$X,Y$ discrete, integrable Random variables on $(\Omega,A,P)$.
Show that $E(E(Y|X))=E(Y)$.
First of all in another task it was to show that $E(Y|X)$ is a discrete Random variable. So it is $$ E(E(Y|X))=\sum_{z}zP(E(Y|X)=z), $$ Moreover it is $$ E(Y|X)(\omega):=\sum_x E(Y|X=x)1_{X=x}(\omega) $$ and $$ E(Y|X=x):=\sum_y y P(Y=y|X=x). $$
So putting this all together I get $$ E(E(Y|X))=\sum_z zP\left(\sum_x\sum_y yP(Y=y|X=x)1_{X=x}=z\right) $$
Oh my god. What can I do now to get the result?

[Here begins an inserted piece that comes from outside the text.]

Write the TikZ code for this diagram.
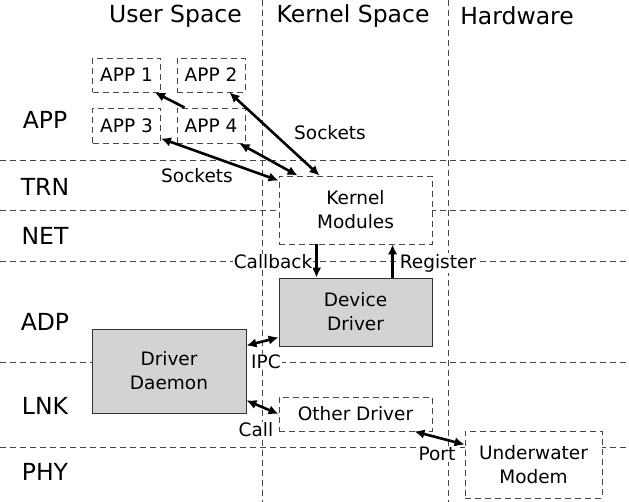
\documentclass[tikz,border=0pt]{standalone}
\usepackage{fontspec}
\setmainfont{DejaVu Sans}
\usetikzlibrary{arrows.meta,calc}
\definecolor{boxgray}{RGB}{211,211,211}
\definecolor{gridline}{RGB}{70,70,70}
\begin{document}
\begin{tikzpicture}[x=1pt,y=-1pt,
  grid/.style={draw=gridline,line width=0.9pt,dash pattern=on 6pt off 4pt},
  softbox/.style={draw=gridline,line width=0.9pt,dash pattern=on 6pt off 4pt,fill=white,
    inner sep=0pt,align=center,font=\fontsize{18.5}{24}\selectfont},
  hardbox/.style={draw=black!80,line width=0.9pt,fill=boxgray,
    inner sep=0pt,align=center,font=\fontsize{18.5}{24}\selectfont},
  head/.style={font=\fontsize{23.5}{28}\selectfont},
  link/.style={line width=2.6pt,-{Latex[length=10pt,width=9.5pt]}},
  both/.style={line width=2.6pt,{Latex[length=10pt,width=9.5pt]}-{Latex[length=10pt,width=9.5pt]}},
  tag/.style={fill=white,inner sep=1pt,font=\fontsize{18.5}{22}\selectfont}]
\useasboundingbox (0,0) rectangle (629,502);

% layer and domain separators
\foreach \yy in {160,210,261,362,447} \draw[grid] (0,\yy) -- (629,\yy);
\foreach \xx in {262,448} \draw[grid] (\xx,0) -- (\xx,502);

% column headings
\node[head] (hu) at (175.5,16) {User Space};
\node[head] (hk) at (353,16) {Kernel Space};
\node[head] (hh) at (517,16) {Hardware};

% row headings
\node[head] (lapp) at (45,120) {APP};
\node[head] (ltrn) at (45,187) {TRN};
\node[head] (lnet) at (45,236) {NET};
\node[head] (ladp) at (45,322) {ADP};
\node[head] (llnk) at (45,406) {LNK};
\node[head] (lphy) at (45,472) {PHY};

% components
\node[softbox,minimum width=68pt,minimum height=34pt] (app1) at (126.5,75) {APP 1};
\node[softbox,minimum width=68pt,minimum height=34pt] (app2) at (211,75) {APP 2};
\node[softbox,minimum width=68pt,minimum height=35pt] (app3) at (126.5,125.5) {APP 3};
\node[softbox,minimum width=68pt,minimum height=35pt] (app4) at (211,125.5) {APP 4};
\node[softbox,minimum width=153pt,minimum height=68pt] (kern) at (355.5,210) {Kernel\\Modules};
\node[hardbox,minimum width=153pt,minimum height=68pt] (dev) at (355.5,312) {Device\\Driver};
\node[hardbox,minimum width=154pt,minimum height=84pt] (daemon) at (169,371) {Driver\\Daemon};
\node[softbox,minimum width=153pt,minimum height=34pt] (other) at (355.5,414) {Other Driver};
\node[softbox,minimum width=137pt,minimum height=67pt] (modem) at (533.5,464.5) {Underwater\\Modem};

% connections
\draw[link] ($(app4.north west)+(8,0)$) -- ($(app1.south east)+(-6,0)$);
\draw[both] ($(app2.south east)+(-16,0)$) -- ($(kern.north west)+(41,0)$);
\draw[both] ($(app4.south east)+(-6,0)$) -- ($(kern.north west)+(19,0)$);
\draw[both] ($(app3.south east)+(0,-5)$) -- ($(kern.north west)+(0,5)$);
\draw[link] ($(kern.south west)+(38,0)$) -- ($(dev.north west)+(38,0)$);
\draw[link] ($(dev.north west)+(114,0)$) -- ($(kern.south west)+(114,0)$);
\draw[both] ($(daemon.north east)+(0,17)$) -- ($(dev.south west)+(0,-9)$);
\draw[both] ($(daemon.south east)+(0,-13)$) -- (other.west);
\draw[both] ($(other.south east)+(-18,0)$) -- ($(modem.north west)+(0,14)$);

% connection labels
\node[tag] (ts1) at (330,133) {Sockets};
\node[tag] (ts2) at (197,176) {Sockets};
\node[tag] (tcb) at (273,262) {Callback};
\node[tag] (trg) at (438,263) {Register};
\node[tag] (tipc) at (266,362) {IPC};
\node[tag] (tcall) at (256,430) {Call};
\node[tag] (tport) at (437,454) {Port};
\end{tikzpicture}
\end{document}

A general thing to remember is not to introduce $\omega$ unless you absolutely have to.
Just stay with $$ E(Y|X=x)=\sum_y y P(Y=y|X=x). $$ Use $$ P(Y=y|X=x)P(X=x) = {P(Y=y,X=x)}$$ Now remember that $E(Y|X)$ is a function of $X(\omega)$, so $$ E[E(Y|X)] = \sum P(X=x) E(Y|X=x) $$ and you will be fine.